Given a sequence $a_1, a_2, \cdots, a_n$ of length $n$, you need to perform a total of $q$ operations of the following two types:
1 l r: Replace $a[l, r]$ with its XOR difference. Formally, for each $l < i \leq r$, let $b_i = a_i \operatorname{xor} a_{i-1}$, then for each $l < i \leq r$, replace $a_i$ with $b_i$.2 pos: Query the value of $a_{pos}$.
After all operations are completed, you also need to output the final sequence $a$.
Input
The first line contains an integer $T$, representing that the data satisfies the constraints of the $T$-th subtask.
The second line contains two integers $n$ and $q$, representing the length of the sequence and the number of operations, respectively.
The third line contains $n$ integers $a_1, a_2, \cdots, a_n$.
The next $q$ lines each contain several numbers representing an operation. If the operation is of the first type, the line contains three numbers 1 l r. If the operation is of the second type, the line contains two numbers 2 pos.
Output
Let $q_2$ be the number of operations of the second type. The output contains $q_2 + n$ lines.
The first $q_2$ lines each output an integer, representing the answer to the corresponding query.
The next $n$ lines each output an integer, representing the final sequence $a$.
Examples
Input 1
1 6 6 1 1 5 1 9 4 2 5 1 2 5 2 4 1 3 6 2 6 1 1 6
Output 1
9 4 12 1 0 5 4 12 0
Note 1
Initially, $a = [1, 1, 5, 1, 9, 4]$.
The first operation asks for $a_5$, which is $9$, so output $9$.

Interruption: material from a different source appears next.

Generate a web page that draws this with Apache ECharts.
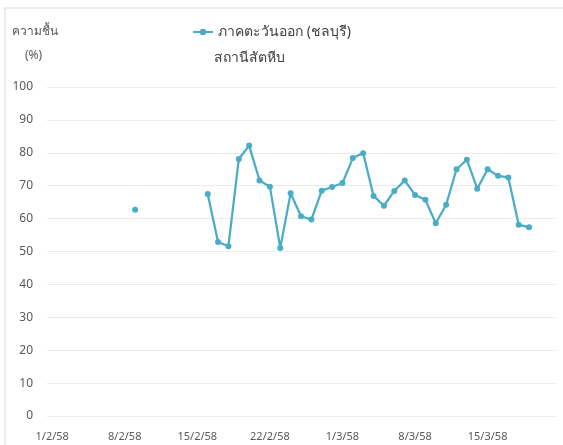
<!DOCTYPE html>
<html>
<head>
<meta charset="utf-8">
<script src="https://cdn.jsdelivr.net/npm/echarts@6/dist/echarts.min.js"></script>
<style>
  html, body { margin: 0; padding: 0; background: #fff; }
  #chart { width: 563px; height: 445px; }
</style>
</head>
<body>
<div id="chart"></div>
<script>
// วันที่ 1/2/58 - 21/3/58
var days = [];
for (var d = 1; d <= 28; d++) days.push(d + '/2/58');
for (var m = 1; m <= 21; m++) days.push(m + '/3/58');

// ความชื้น (%) รายวัน, null = ไม่มีข้อมูล
var humidityFeb = [
  null, null, null, null, null, null, null, null, 62.7, null,
  null, null, null, null, null, 67.5, 52.9, 51.6, 78.1, 82.2,
  71.6, 69.7, 51.1, 67.7, 60.7, 59.7, 68.5, 69.6
];
var humidityMar = [
  70.8, 78.4, 79.9, 66.9, 63.9, 68.4, 71.6, 67.2, 65.7, 58.6,
  64.2, 75.0, 77.9, 69.1, 75.0, 73.0, 72.5, 58.1, 57.4, null,
  null
];
var humidity = humidityFeb.concat(humidityMar);

var yTicks = { min: 0, max: 100, interval: 10 };

var font = '"Noto Sans", "DejaVu Sans", sans-serif';

var chart = echarts.init(document.getElementById('chart'));
chart.setOption({
  backgroundColor: '#ffffff',
  animation: false,
  textStyle: { fontFamily: font },
  graphic: [{
    type: 'rect',
    shape: { x: 5, y: 8, width: 600, height: 500 },
    style: { fill: 'none', stroke: '#d9d9d9', lineWidth: 1 }
  }, {
    type: 'text',
    left: 12, top: 26,
    style: { text: 'ความชื้น', fill: '#595959', font: '12px ' + font }
  }, {
    type: 'text',
    left: 25, top: 50,
    style: { text: '(%)', fill: '#595959', font: '12px ' + font }
  }, {
    type: 'text',
    left: 214, top: 51,
    style: { text: 'สถานีสัตหีบ', fill: '#404040', font: '14px ' + font }
  }],
  legend: {
    left: 187, top: 20,
    itemWidth: 20, itemHeight: 8, itemGap: 3,
    textStyle: { color: '#404040', fontSize: 14, fontFamily: font },
    data: ['ภาคตะวันออก (ชลบุรี)']
  },
  grid: { left: 47, right: 8, top: 87, bottom: 29, containLabel: false },
  xAxis: {
    type: 'category',
    data: days,
    boundaryGap: true,
    axisLine: { show: false },
    axisTick: { show: false },
    axisLabel: { interval: 6, color: '#595959', fontSize: 11, margin: 15 }
  },
  yAxis: {
    type: 'value',
    min: yTicks.min, max: yTicks.max, interval: yTicks.interval,
    axisLine: { show: false },
    axisTick: { show: false },
    axisLabel: { color: '#595959', fontSize: 12, margin: 14 },
    splitLine: { lineStyle: { color: '#ebebeb', width: 1 } }
  },
  series: [{
    name: 'ภาคตะวันออก (ชลบุรี)',
    type: 'line',
    data: humidity,
    connectNulls: false,
    symbol: 'circle',
    symbolSize: 6,
    showAllSymbol: true,
    lineStyle: { color: '#4bacc6', width: 2.25 },
    itemStyle: { color: '#4bacc6' }
  }]
});
</script>
</body>
</html>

The second operation requires replacing $a_{[2, 5]}$ with its XOR difference. $a_{[2, 5]}$ is $[1, 5, 1, 9]$, its XOR difference is $[1, 4, 4, 8]$, so after the operation, the sequence $a$ becomes $[1, 1, 4, 4, 8, 4]$.
The third operation asks for $a_4$, which is $4$, so output $4$.
The fourth operation requires replacing $a_{[3, 6]}$ with its XOR difference. $a_{[3, 6]}$ is $[4, 4, 8, 4]$, its XOR difference is $[4, 0, 12, 12]$, so after the operation, the sequence $a$ becomes $[1, 1, 4, 0, 12, 12]$.
The fifth operation asks for $a_6$, which is $12$, so output $12$.
The sixth operation requires replacing $a_{[1, 6]}$ with its XOR difference. $a_{[1, 6]}$ is $[1, 1, 4, 0, 12, 12]$, its XOR difference is $[1, 0, 5, 4, 12, 0]$, so after the operation, the sequence $a$ becomes $[1, 0, 5, 4, 12, 0]$.
The final sequence $a$ is $[1, 0, 5, 4, 12, 0]$.
Examples 2 - 9
See the provided files 2.in - 9.in and 2.out - 9.out. For the $(i+1)$-th example, the sample satisfies the constraints of subtask $i$ and $T=i$.
Constraints
For all data, it is guaranteed that $1 \leq n \leq 2.5 \times 10^5$, $1 \leq q \leq 10^5$, $0 \leq a_i < 2^{30}$, $1 \leq l \leq r \leq n$, and $1 \leq pos \leq n$.
| Subtask ID | $n \le$ | $q \le$ | Special Property | Score | Dependencies |
|---|---|---|---|---|---|
| $1$ | $2 \times 10^3$ | $2 \times 10^3$ | None | $8$ | None |
| $2$ | $2.5 \times 10^5$ | $10^5$ | A | $4$ | |
| $3$ | B | $7$ | |||
| $4$ | CD | $13$ | |||
| $5$ | DE | $12$ | |||
| $6$ | D | $16$ | $5$ | ||
| $7$ | E | $11$ | |||
| $8$ | None | $29$ | $1 \sim 7$ |
Special Property A: $\forall i \geq 2, a_i=0$.
Special Property B: $0 \leq a_i \leq 1$.
Special Property C: Let $c$ be the number of non-zero positions in sequence $a$, then $c \leq 100$.
Special Property D: Operation 1 satisfies $l=1, r=n$.
Special Property E: No operation 2.